### What is needed
Without the pictures, print the lines running from the beginning of the material to the line containing "plt.rcParams['font.family'] = ['Roboto', 'DejaVu", both ends included.

### Given material

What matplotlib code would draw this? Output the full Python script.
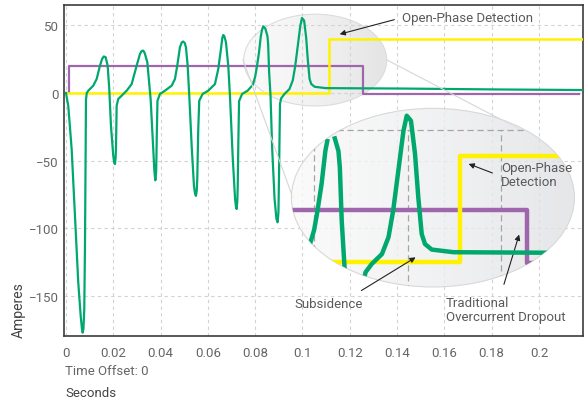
import numpy as np
import matplotlib.pyplot as plt
from matplotlib.patches import Ellipse
from matplotlib.lines import Line2D
from matplotlib.colors import LinearSegmentedColormap

plt.rcParams['font.family'] = ['Roboto', 'DejaVu Sans']

# current trace (seconds, amperes)
green_t = [0, 0.00097, 0.00241, 0.00381, 0.00520, 0.00622, 0.00675, 0.00706, 0.00740, 0.00774,
           0.00803, 0.00833, 0.00846, 0.00880, 0.00943, 0.01154, 0.01298, 0.01438, 0.01530, 0.01600,
           0.01679, 0.01763, 0.01831, 0.01903, 0.02000, 0.02040, 0.02072, 0.02100, 0.02114, 0.02144,
           0.02211, 0.02355, 0.02567, 0.02778, 0.02989, 0.03129, 0.03200, 0.03268, 0.03330, 0.03440,
           0.03580, 0.03690, 0.03740, 0.03780, 0.03815, 0.03845, 0.03870, 0.03975, 0.04186, 0.04469,
           0.04609, 0.04706, 0.04820, 0.04900, 0.04960, 0.05020, 0.05074, 0.05146, 0.05214, 0.05315,
           0.05412, 0.05460, 0.05497, 0.05530, 0.05552, 0.05594, 0.05636, 0.05780, 0.06017, 0.06300,
           0.06440, 0.06554, 0.06610, 0.06651, 0.06700, 0.06765, 0.06863, 0.06934, 0.07048, 0.07150,
           0.07188, 0.07218, 0.07245, 0.07262, 0.07290, 0.07320, 0.07450, 0.07680, 0.07900, 0.08000,
           0.08060, 0.08160, 0.08240, 0.08290, 0.08340, 0.08430, 0.08520, 0.08550, 0.08590, 0.08650,
           0.08720, 0.08820, 0.08900, 0.08950, 0.08985, 0.09010, 0.09050, 0.09100, 0.09230, 0.09450,
           0.09590, 0.09690, 0.09800, 0.09910, 0.09980, 0.10070, 0.10157, 0.10227, 0.10300, 0.10370,
           0.10514, 0.10980, 0.12970, 0.14120, 0.18350, 0.21820]
green_v = [0, -9.4, -41.4, -90.7, -139.9, -164.5, -174, -177, -174, -160,
           -115.3, -41.4, -5, 0, 1.7, 5.4, 10.3, 20.2, 25.2, 27,
           26.4, 20.2, 3, -24.2, -46.3, -51.5, -52.5, -48, -41.4, -9.4,
           -4.4, -2, 1.7, 6.6, 20.2, 28.8, 31, 31.3, 29.5, 22.7,
           -4.4, -41, -58, -64.5, -58, -26.6, -5.7, -0.7, 1.7, 5.4,
           10.3, 20.2, 33.8, 37.5, 38, 37, 33.8, 20.2, -2, -38.9,
           -68.5, -74.5, -76, -72, -63.5, -26.6, -5.7, -0.7, 1.7, 6.6,
           17.7, 32.5, 40.5, 42.8, 41.8, 37.5, 20.2, -2, -46.3, -78,
           -84, -85.7, -80, -70, -35, -6, -0.7, 1.7, 6, 12,
           18, 29.5, 42, 46.6, 49.3, 47.6, 42, 35.8, 15.6, -2,
           -41, -78, -93, -95.5, -88, -60, -8, -4, -0.9, 2.9,
           9.3, 19.4, 34.5, 49.7, 55.4, 53.5, 40.9, 24.4, 10.5, 6.7,
           4.6, 3.6, 3.4, 3.3, 2.6, 2.2]

# traditional overcurrent (purple) and open-phase detection (yellow) steps
purple_t = [0, 0.0013, 0.1255, 0.2170]
purple_v = [0, 19.7, -0.5, -0.5]
yellow_t = [0, 0.1112, 0.2180]
yellow_v = [0, 40, 40]

xticks = [0, 0.02, 0.04, 0.06, 0.08, 0.1, 0.12, 0.14, 0.16, 0.18, 0.2]
xlabels = ['0', '0.02', '0.04', '0.06', '0.08', '0.1', '0.12', '0.14', '0.16', '0.18', '0.2']
yticks = [-150, -100, -50, 0, 50]
ylabels = ['\u2212150', '\u2212100', '\u221250', '0', '50']
inset_grid_t = [0.08, 0.10, 0.12]

GREEN = '#00a86e'
PURPLE = '#9f66ae'
YELLOW = '#fff200'
TXT = '#5a5a5a'

W, H = 585, 402
fig = plt.figure(figsize=(W / 100, H / 100), dpi=100)

def fx(px):
    return px / W

def fy(py):
    return 1 - py / H

ax = fig.add_axes([fx(64.3), fy(337), (582.7 - 64.3) / W, (337 - 6) / H])

# magnified region (same data box in both ellipses)
ell_c = (0.1054, 24.3)
ell_w, ell_h = 0.0605, 67.8
grad = np.linspace(0, 1, 256).reshape(1, -1)
cm_small = LinearSegmentedColormap.from_list('s', ['#fbfbfb', '#f0f0f0', '#e2e2e2'])
cm_big = LinearSegmentedColormap.from_list('b', ['#fafafa', '#eeeff0', '#e0e1e4'])

ext = [ell_c[0] - ell_w / 2, ell_c[0] + ell_w / 2, ell_c[1] - ell_h / 2, ell_c[1] + ell_h / 2]
small = Ellipse(ell_c, ell_w, ell_h, fc='none', ec='#dcdcdc', lw=0.8, zorder=0.4)
ax.add_patch(small)
im = ax.imshow(grad, extent=ext, cmap=cm_small, aspect='auto', zorder=0.3, alpha=0.9)
im.set_clip_path(small)

ax.plot(purple_t, purple_v, color=PURPLE, lw=1.6, drawstyle='steps-post', zorder=2)
ax.plot(yellow_t, yellow_v, color=YELLOW, lw=1.8, drawstyle='steps-post', zorder=3)
ax.plot(green_t, green_v, color=GREEN, lw=1.6, zorder=4)

ax.set_xlim(-0.0007, 0.2185)
ax.set_ylim(-179.5, 65)
ax.set_xticks(xticks)
ax.set_xticklabels(xlabels)
ax.set_yticks(yticks)
ax.set_yticklabels(ylabels)
ax.set_axisbelow(True)
ax.grid(True, color='#d2d2d2', ls=(0, (3, 3)), lw=0.8)
ax.tick_params(length=0, labelsize=9.5, labelcolor='#666666')
ax.tick_params(axis='x', pad=7)
ax.tick_params(axis='y', pad=4)
for s in ax.spines.values():
    s.set_color('#3c3c3c')
    s.set_linewidth(1.2)

ax.annotate('', xy=(0.1146, 42.9), xytext=(0.1400, 54.7),
            arrowprops=dict(arrowstyle='-|>', color='#222222', lw=0.8, mutation_scale=8))
ax.text(0.1420, 55.4, 'Open-Phase Detection', fontsize=9.5, color=TXT, va='center', ha='left')

fig.text(fx(19), fy(310), 'Amperes', rotation=90, fontsize=10, color='#444444',
         ha='center', va='center')
fig.text(fx(65), fy(372), 'Time Offset: 0', fontsize=9.5, color='#666666', ha='left', va='center')
fig.text(fx(65), fy(394), 'Seconds', fontsize=9.5, color='#444444', ha='left', va='center')

# connector lines between the two ellipses
for (x0, y0), (x1, y1) in [((243, 61), (293, 199)), ((387, 61), (521, 131))]:
    fig.add_artist(Line2D([fx(x0), fx(x1)], [fy(y0), fy(y1)], transform=fig.transFigure,
                          color='#d6d6d6', lw=0.8, zorder=0.5))

# magnified inset
ax_in = fig.add_axes([fx(280), fy(300), 310 / W, 200 / H], zorder=1)
ax_in.axis('off')

big = Ellipse(ell_c, ell_w, ell_h, fc='none', ec='#d8d8d8', lw=0.8, zorder=1)
ax_in.add_patch(big)
im2 = ax_in.imshow(grad, extent=ext, cmap=cm_big, aspect='auto', zorder=0, alpha=0.8)
im2.set_clip_path(big)
ax_in.set_xlim(0.07271, 0.13897)
ax_in.set_ylim(-14.16, 61.75)

clip = Ellipse(ell_c, ell_w, ell_h, fc='none', ec='none')
ax_in.add_patch(clip)

vl = ax_in.vlines(inset_grid_t, -15, 50, colors='#a5a5a5', linestyles=(0, (5, 3)), lw=0.9, zorder=1)
hl = ax_in.hlines([50], 0.07, 0.14, colors='#a5a5a5', linestyles=(0, (5, 3)), lw=0.9, zorder=1)
vl.set_clip_path(clip)
hl.set_clip_path(clip)

gt = np.array(green_t)
gv = np.array(green_v)
gv_in = np.where((gt > 0.081) & (gt < 0.086) & (gv > 48), np.nan, gv)

lines = []
lines += ax_in.plot(purple_t, purple_v, color=PURPLE, lw=3.2, drawstyle='steps-post', zorder=2)
lines += ax_in.plot(yellow_t, yellow_v, color=YELLOW, lw=3.2, drawstyle='steps-post', zorder=3)
lines += ax_in.plot(gt, gv_in, color=GREEN, lw=3.2, zorder=4, solid_capstyle='butt')
for ln in lines:
    ln.set_clip_path(clip)

arrow = dict(arrowstyle='-|>', color='#222222', lw=0.8, mutation_scale=8)
ax_in.annotate('', xy=(0.11247, 37.5), xytext=(0.11866, 33.3), arrowprops=arrow, annotation_clip=False)
ax_in.text(0.1200, 33.0, 'Open-Phase\nDetection', fontsize=9.5, color=TXT, ha='left', va='center',
           linespacing=1.05, clip_on=False)
ax_in.annotate('', xy=(0.1022, 2.2), xytext=(0.0896, -11.5), arrowprops=arrow, annotation_clip=False)
ax_in.text(0.0757, -16.0, 'Subsidence', fontsize=9.5, color=TXT, ha='left', va='center', clip_on=False)
ax_in.annotate('', xy=(0.1240, 11.3), xytext=(0.1204, -9.6), arrowprops=arrow, annotation_clip=False)
ax_in.text(0.1082, -13.0, 'Traditional\nOvercurrent Dropout', fontsize=9.5, color=TXT, ha='left',
           va='top', linespacing=1.15, clip_on=False)

fig.savefig('out.png', dpi=100)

### Task answer
What matplotlib code would draw this? Output the full Python script.
import numpy as np
import matplotlib.pyplot as plt
from matplotlib.patches import Ellipse
from matplotlib.lines import Line2D
from matplotlib.colors import LinearSegmentedColormap

plt.rcParams['font.family'] = ['Roboto', 'DejaVu Sans']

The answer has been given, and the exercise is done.